STRING_COL,INT_1,INT_2,FLOAT,INT_3
Hello,9,65151651,3234.54848,7832
This is a string,2,5484651,34.234,-999
Another,2,62189548,51.51658,-999
Test,2,2131514,5.2156,-999
Ham,9,6546548,2.15,-999
String,9,3216546,2.15468,-999
Every cell has a different number of decimals. They can be strings as well or integers (Int64, Int8, ...). Then I also have a similar CSV, but with some values changed. I want to check de differences between both files.
Therefore I have written a code similar to this one to compare the values cell by cell:
import pandas as pd
df = pd.read_csv(
'example.csv', delimiter=',', comment='#', skip_blank_lines=True,
verbose=False, engine='python', dtype=str
)
df = df.apply(lambda x: pd.to_numeric(x, errors='ignore', downcast='integer'))
df_2 = pd.read_csv(
'example_2.csv', delimiter=',', comment='#', skip_blank_lines=True, # file with small changes
verbose=False, engine='python', dtype=str
)
df_2 = df_2.apply(lambda x: pd.to_numeric(x, errors='ignore', downcast='integer'))
for i in list(df.index):
for column in list(df.columns):
old = df.loc[i, column]
new = df_2.loc[i, column]
if old != new:
print('DIFFERENT VALUE >> INDEX: {} | OLD: {} | NEW: {}'.format(i, old, new))

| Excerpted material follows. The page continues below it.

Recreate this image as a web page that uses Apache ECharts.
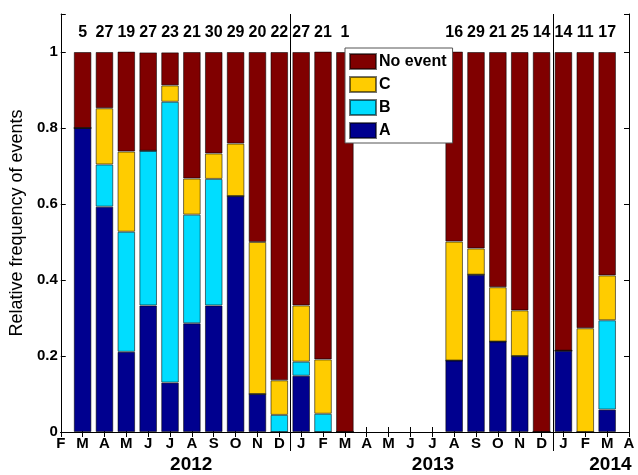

If you run this example with the small CSV file I am pretty sure it is going to work well. But with a huge CSV file some weird things are happening. I do not understand why sometimes many values are truncated to this ones:
1.6440000000000001 >> original value 1.644
7.7189999999999985 >> original value 7.7189
Then if I compare them it finds that they are different and this is not true because the value is the same. What is happening? Is there a way to fix this? Is there a better way to compare values with DataFrames?
NOTE: Maybe I am doing anything wrong in other part of my original code, but I think I have written the most important and relevant.
NOTE 2: I take into account that the !=
operator does not work well with NaN
values. I use np.isnan
to check this changes.
Update. I do not need to compare and say "yes, it is equal" and "no, it is not equal". I need to retrieve the values that have changes cell by cell.